## Exercise requirements
The line holding "const kaExtent = [-4.83, 19.92];" is the last one to output; start at the first line of the data, keep every line in between exactly, and leave out pictures.

## Dataset extract

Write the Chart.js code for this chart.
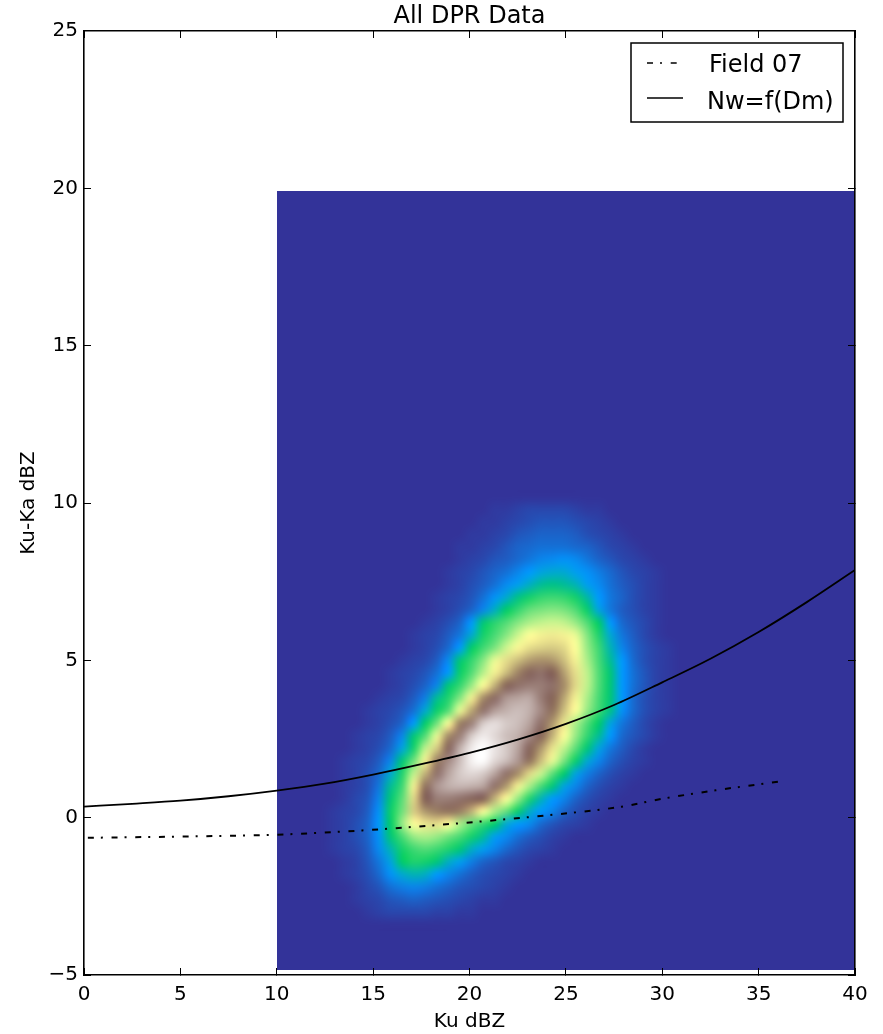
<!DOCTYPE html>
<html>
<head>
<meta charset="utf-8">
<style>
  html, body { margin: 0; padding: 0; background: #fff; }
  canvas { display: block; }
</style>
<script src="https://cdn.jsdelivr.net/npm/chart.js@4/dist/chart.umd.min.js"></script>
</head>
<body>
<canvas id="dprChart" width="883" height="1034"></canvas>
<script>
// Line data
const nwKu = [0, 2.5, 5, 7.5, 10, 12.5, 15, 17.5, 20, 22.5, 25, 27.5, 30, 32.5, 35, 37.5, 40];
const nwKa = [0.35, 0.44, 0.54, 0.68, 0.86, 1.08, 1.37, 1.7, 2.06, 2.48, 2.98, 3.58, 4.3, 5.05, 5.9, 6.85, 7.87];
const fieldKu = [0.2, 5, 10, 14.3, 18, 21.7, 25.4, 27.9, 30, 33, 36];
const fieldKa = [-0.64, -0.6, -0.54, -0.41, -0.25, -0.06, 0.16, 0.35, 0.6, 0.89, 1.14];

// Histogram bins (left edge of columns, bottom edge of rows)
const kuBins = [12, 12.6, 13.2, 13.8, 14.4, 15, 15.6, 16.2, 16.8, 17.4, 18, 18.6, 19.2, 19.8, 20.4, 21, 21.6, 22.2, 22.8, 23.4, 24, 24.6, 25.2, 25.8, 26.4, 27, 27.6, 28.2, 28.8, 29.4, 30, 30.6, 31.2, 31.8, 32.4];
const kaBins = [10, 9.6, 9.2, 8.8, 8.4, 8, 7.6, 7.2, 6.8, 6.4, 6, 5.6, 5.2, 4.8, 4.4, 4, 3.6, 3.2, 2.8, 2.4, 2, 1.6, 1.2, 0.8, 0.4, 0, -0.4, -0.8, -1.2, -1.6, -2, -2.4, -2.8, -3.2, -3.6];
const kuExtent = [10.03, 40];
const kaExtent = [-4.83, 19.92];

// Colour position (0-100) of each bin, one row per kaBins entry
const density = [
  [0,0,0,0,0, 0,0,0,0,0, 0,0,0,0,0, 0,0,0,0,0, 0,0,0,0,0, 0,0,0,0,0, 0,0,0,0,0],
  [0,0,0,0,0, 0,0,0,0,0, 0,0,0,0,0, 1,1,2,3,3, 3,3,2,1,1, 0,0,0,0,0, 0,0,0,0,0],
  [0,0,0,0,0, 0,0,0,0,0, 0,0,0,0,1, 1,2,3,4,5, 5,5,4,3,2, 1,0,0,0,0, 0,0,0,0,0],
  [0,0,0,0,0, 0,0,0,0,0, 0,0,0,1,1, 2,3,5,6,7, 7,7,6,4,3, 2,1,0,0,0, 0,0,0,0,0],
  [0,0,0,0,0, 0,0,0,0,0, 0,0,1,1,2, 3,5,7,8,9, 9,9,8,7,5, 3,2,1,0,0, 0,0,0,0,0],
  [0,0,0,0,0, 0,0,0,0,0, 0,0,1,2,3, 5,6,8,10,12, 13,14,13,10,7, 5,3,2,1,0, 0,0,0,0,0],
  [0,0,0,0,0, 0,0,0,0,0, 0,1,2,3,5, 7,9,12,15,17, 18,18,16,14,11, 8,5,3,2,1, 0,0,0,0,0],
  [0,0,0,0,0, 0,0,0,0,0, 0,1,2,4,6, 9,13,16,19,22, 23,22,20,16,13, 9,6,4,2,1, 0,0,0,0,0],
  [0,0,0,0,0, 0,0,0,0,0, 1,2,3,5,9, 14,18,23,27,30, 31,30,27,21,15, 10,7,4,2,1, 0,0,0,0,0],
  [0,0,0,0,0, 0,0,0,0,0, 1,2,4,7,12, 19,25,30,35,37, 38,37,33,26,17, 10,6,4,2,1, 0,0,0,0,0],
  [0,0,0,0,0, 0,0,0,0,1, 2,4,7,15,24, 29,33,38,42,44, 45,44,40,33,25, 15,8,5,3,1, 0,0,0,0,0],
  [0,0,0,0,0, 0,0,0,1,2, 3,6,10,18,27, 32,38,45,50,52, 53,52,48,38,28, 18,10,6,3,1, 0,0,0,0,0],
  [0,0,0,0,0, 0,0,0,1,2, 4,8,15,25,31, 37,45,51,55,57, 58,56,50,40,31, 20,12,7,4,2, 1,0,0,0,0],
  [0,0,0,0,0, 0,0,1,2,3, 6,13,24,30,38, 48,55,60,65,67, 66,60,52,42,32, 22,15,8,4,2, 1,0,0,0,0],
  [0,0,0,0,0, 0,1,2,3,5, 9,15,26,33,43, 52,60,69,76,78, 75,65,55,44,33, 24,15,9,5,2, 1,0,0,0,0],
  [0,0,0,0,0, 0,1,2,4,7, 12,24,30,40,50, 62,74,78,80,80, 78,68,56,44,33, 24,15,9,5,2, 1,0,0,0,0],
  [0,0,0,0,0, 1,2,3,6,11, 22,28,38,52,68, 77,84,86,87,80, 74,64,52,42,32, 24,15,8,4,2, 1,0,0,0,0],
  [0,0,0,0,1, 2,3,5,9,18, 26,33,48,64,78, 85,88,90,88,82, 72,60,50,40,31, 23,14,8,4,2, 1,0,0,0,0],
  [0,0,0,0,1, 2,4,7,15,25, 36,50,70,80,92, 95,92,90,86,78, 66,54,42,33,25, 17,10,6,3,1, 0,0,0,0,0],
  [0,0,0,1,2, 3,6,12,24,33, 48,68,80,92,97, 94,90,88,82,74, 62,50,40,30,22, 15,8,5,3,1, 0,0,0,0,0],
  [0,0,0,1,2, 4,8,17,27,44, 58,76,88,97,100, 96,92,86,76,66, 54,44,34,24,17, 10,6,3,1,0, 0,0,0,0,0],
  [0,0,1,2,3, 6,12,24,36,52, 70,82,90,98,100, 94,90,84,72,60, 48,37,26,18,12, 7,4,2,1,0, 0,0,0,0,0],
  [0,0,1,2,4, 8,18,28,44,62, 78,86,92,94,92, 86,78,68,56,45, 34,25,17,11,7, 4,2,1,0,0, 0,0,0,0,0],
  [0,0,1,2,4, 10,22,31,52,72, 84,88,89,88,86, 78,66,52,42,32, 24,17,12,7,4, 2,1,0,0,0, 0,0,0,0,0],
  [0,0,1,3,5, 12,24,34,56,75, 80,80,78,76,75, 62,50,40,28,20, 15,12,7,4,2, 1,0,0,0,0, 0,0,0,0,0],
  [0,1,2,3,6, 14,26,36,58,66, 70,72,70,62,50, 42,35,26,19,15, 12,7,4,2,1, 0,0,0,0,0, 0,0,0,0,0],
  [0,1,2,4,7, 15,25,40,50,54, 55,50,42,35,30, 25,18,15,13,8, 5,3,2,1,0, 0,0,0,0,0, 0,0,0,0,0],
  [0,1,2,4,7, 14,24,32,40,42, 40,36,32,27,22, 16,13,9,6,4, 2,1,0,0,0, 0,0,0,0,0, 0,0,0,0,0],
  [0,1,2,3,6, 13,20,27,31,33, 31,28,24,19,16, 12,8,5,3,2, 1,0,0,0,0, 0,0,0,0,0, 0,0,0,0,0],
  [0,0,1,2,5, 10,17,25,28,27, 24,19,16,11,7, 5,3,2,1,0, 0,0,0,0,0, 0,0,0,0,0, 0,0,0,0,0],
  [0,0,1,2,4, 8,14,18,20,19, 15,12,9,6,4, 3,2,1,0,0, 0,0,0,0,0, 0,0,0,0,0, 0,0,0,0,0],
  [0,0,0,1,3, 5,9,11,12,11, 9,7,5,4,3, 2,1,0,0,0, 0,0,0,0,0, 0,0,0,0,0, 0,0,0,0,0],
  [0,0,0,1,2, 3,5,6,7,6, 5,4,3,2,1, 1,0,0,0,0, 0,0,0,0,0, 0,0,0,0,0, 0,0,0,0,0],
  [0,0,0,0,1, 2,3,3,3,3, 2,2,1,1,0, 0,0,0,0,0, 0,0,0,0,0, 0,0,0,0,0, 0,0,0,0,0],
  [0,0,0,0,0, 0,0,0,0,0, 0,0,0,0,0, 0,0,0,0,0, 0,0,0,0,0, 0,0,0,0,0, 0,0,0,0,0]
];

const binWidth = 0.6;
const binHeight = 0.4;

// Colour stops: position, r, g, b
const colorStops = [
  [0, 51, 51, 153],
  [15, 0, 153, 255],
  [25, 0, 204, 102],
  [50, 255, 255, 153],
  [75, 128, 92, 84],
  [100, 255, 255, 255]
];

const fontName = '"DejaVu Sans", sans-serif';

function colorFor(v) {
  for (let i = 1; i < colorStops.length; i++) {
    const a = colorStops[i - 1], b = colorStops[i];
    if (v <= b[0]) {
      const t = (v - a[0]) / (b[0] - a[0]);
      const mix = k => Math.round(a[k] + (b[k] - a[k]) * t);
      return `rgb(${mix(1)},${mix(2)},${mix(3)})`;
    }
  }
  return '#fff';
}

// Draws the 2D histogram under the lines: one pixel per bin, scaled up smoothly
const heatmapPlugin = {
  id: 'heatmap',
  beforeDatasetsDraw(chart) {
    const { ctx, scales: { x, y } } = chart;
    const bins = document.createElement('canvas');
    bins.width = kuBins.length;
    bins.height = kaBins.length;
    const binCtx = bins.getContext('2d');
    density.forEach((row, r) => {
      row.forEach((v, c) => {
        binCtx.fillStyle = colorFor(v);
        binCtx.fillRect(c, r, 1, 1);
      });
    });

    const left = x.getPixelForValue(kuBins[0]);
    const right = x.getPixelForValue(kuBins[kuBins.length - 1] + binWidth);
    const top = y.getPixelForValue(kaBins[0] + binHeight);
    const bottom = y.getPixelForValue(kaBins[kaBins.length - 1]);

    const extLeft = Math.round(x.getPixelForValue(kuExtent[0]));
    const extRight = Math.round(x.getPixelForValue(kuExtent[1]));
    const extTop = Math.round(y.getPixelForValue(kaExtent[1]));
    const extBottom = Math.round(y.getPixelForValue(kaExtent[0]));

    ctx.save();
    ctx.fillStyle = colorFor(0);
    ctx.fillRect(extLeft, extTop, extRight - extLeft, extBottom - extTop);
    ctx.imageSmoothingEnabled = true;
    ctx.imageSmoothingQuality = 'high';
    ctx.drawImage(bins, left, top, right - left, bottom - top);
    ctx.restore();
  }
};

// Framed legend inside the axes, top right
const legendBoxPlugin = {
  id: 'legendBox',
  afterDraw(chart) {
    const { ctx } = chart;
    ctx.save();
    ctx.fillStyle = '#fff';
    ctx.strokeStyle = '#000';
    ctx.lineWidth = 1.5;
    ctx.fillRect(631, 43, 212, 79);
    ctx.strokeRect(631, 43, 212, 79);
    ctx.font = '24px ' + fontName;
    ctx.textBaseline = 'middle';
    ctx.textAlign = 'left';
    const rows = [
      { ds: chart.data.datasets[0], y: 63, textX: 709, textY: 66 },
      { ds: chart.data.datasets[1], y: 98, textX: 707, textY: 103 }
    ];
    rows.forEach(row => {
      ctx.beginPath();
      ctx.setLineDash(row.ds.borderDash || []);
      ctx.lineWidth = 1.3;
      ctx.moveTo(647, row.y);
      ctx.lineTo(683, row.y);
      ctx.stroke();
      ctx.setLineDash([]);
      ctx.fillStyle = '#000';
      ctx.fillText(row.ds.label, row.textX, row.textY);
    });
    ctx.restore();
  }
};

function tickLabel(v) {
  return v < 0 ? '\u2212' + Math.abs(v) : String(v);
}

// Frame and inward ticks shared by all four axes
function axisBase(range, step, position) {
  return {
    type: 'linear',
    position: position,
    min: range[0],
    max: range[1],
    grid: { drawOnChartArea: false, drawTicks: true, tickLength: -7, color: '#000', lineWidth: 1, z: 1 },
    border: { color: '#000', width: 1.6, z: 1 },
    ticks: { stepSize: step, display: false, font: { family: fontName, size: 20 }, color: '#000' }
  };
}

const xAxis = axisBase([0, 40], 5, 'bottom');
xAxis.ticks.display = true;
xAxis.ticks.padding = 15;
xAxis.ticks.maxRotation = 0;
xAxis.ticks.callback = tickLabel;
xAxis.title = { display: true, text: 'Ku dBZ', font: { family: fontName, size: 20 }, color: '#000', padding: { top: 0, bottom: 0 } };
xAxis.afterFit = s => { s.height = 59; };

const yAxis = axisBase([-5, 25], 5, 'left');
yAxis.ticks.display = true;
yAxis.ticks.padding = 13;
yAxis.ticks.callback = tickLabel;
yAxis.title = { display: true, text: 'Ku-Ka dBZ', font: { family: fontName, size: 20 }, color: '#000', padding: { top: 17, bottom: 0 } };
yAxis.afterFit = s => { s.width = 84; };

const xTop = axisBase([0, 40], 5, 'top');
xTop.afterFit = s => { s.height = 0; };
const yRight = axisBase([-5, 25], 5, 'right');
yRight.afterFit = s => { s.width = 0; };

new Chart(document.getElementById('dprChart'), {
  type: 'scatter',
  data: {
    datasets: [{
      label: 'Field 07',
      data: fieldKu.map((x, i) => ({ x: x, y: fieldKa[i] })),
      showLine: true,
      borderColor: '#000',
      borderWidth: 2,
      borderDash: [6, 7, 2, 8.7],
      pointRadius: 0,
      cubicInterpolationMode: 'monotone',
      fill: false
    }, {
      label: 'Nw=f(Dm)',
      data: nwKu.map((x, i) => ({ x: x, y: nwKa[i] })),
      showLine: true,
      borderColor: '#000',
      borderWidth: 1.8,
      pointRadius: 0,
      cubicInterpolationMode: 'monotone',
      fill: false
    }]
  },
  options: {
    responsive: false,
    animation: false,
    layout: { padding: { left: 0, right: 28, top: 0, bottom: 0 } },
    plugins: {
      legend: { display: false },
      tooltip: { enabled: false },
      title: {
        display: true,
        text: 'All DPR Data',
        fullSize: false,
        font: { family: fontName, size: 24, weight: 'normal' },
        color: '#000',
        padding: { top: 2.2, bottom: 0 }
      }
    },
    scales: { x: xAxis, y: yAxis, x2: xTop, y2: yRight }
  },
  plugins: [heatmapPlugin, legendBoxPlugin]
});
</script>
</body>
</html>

## Solution for this problem
Write the Chart.js code for this chart.
<!DOCTYPE html>
<html>
<head>
<meta charset="utf-8">
<style>
  html, body { margin: 0; padding: 0; background: #fff; }
  canvas { display: block; }
</style>
<script src="https://cdn.jsdelivr.net/npm/chart.js@4/dist/chart.umd.min.js"></script>
</head>
<body>
<canvas id="dprChart" width="883" height="1034"></canvas>
<script>
// Line data
const nwKu = [0, 2.5, 5, 7.5, 10, 12.5, 15, 17.5, 20, 22.5, 25, 27.5, 30, 32.5, 35, 37.5, 40];
const nwKa = [0.35, 0.44, 0.54, 0.68, 0.86, 1.08, 1.37, 1.7, 2.06, 2.48, 2.98, 3.58, 4.3, 5.05, 5.9, 6.85, 7.87];
const fieldKu = [0.2, 5, 10, 14.3, 18, 21.7, 25.4, 27.9, 30, 33, 36];
const fieldKa = [-0.64, -0.6, -0.54, -0.41, -0.25, -0.06, 0.16, 0.35, 0.6, 0.89, 1.14];

// Histogram bins (left edge of columns, bottom edge of rows)
const kuBins = [12, 12.6, 13.2, 13.8, 14.4, 15, 15.6, 16.2, 16.8, 17.4, 18, 18.6, 19.2, 19.8, 20.4, 21, 21.6, 22.2, 22.8, 23.4, 24, 24.6, 25.2, 25.8, 26.4, 27, 27.6, 28.2, 28.8, 29.4, 30, 30.6, 31.2, 31.8, 32.4];
const kaBins = [10, 9.6, 9.2, 8.8, 8.4, 8, 7.6, 7.2, 6.8, 6.4, 6, 5.6, 5.2, 4.8, 4.4, 4, 3.6, 3.2, 2.8, 2.4, 2, 1.6, 1.2, 0.8, 0.4, 0, -0.4, -0.8, -1.2, -1.6, -2, -2.4, -2.8, -3.2, -3.6];
const kuExtent = [10.03, 40];
const kaExtent = [-4.83, 19.92];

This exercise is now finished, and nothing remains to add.